Supplied data
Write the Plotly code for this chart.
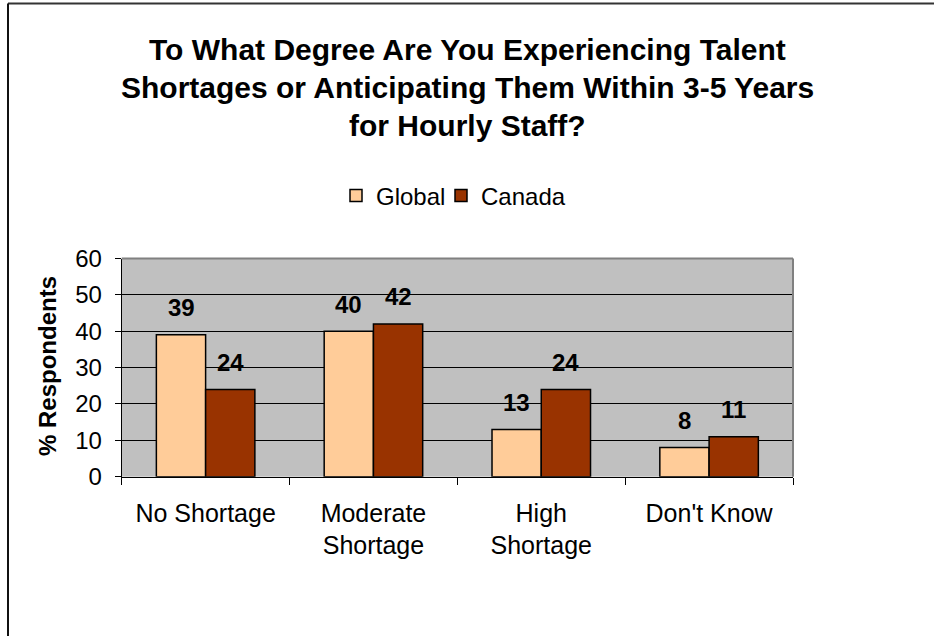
--
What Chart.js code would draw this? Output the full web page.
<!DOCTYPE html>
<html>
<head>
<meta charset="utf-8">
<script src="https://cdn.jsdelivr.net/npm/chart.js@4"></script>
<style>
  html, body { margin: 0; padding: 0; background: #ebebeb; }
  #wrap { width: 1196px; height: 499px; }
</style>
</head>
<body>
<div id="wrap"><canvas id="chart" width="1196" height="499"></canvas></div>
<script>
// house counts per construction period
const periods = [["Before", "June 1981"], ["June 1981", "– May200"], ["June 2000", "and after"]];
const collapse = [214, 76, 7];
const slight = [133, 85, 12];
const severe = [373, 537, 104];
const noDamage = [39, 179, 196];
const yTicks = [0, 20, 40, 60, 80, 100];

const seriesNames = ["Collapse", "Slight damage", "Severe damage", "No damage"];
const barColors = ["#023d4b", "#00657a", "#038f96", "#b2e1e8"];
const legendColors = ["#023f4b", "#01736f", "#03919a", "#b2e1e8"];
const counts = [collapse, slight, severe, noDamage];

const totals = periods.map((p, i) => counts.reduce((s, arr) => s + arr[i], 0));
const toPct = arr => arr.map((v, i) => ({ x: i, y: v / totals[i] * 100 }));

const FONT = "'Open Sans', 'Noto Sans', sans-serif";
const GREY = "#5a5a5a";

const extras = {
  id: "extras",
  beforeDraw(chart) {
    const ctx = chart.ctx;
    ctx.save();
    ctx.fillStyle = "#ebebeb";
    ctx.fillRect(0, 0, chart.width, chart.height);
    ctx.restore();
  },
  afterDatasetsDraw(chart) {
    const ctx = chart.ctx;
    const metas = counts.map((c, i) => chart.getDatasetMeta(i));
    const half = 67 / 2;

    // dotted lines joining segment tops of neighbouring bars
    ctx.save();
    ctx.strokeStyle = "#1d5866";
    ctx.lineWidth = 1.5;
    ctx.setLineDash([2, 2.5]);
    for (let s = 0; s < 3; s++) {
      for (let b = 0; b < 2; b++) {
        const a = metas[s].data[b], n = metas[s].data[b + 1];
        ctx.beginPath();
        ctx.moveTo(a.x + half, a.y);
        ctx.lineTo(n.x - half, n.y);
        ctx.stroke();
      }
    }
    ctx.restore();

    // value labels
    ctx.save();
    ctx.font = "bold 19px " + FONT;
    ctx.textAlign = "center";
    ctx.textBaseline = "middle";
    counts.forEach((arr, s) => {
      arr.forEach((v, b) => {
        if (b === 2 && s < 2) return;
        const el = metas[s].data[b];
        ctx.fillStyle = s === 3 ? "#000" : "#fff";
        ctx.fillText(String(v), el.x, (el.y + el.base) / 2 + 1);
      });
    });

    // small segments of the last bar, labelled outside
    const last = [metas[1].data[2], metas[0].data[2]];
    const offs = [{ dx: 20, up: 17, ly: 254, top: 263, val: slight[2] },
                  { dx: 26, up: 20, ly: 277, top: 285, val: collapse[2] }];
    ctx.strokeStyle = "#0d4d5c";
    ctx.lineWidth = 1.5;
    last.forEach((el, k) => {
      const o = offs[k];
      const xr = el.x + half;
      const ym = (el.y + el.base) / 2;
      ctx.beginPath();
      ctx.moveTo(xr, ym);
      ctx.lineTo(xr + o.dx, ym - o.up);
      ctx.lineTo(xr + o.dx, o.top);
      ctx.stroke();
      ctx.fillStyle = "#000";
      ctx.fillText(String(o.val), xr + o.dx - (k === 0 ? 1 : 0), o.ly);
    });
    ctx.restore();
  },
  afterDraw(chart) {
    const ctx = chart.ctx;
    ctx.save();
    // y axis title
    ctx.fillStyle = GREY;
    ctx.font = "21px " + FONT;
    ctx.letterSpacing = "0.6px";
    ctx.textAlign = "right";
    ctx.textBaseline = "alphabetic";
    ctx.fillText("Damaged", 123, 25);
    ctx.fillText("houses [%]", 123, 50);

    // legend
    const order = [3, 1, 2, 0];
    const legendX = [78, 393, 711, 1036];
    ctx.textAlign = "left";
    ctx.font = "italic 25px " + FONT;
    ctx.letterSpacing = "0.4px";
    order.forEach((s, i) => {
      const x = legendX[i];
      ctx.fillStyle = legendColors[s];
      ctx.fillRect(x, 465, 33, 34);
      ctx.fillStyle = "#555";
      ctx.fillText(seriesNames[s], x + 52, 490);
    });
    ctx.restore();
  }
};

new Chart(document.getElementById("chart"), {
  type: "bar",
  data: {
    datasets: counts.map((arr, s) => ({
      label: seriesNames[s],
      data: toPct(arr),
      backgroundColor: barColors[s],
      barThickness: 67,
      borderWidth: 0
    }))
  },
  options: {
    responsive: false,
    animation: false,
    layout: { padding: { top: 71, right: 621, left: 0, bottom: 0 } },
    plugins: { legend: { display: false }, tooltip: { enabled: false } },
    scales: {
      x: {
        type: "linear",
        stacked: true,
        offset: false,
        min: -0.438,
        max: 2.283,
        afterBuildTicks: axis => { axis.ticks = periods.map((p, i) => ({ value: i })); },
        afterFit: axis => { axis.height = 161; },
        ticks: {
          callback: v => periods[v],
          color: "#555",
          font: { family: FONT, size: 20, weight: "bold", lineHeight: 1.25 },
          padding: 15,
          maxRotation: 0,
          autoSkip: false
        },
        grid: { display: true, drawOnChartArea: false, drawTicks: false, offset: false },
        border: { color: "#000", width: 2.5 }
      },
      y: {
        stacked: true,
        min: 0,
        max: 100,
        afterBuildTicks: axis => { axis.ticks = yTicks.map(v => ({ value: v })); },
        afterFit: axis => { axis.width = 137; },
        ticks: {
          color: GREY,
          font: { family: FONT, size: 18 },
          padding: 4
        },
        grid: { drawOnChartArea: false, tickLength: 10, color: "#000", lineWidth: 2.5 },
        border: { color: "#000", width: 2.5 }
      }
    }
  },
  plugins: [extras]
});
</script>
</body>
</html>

Objective
Using the data above, transcribe the lines that run from the line with "What Chart.js code" to the line with "const yTicks = [0, 20, 40, 60, 80, 100];", both ends kept, and output nothing else.

Answer to this problem
What Chart.js code would draw this? Output the full web page.
<!DOCTYPE html>
<html>
<head>
<meta charset="utf-8">
<script src="https://cdn.jsdelivr.net/npm/chart.js@4"></script>
<style>
  html, body { margin: 0; padding: 0; background: #ebebeb; }
  #wrap { width: 1196px; height: 499px; }
</style>
</head>
<body>
<div id="wrap"><canvas id="chart" width="1196" height="499"></canvas></div>
<script>
// house counts per construction period
const periods = [["Before", "June 1981"], ["June 1981", "– May200"], ["June 2000", "and after"]];
const collapse = [214, 76, 7];
const slight = [133, 85, 12];
const severe = [373, 537, 104];
const noDamage = [39, 179, 196];
const yTicks = [0, 20, 40, 60, 80, 100];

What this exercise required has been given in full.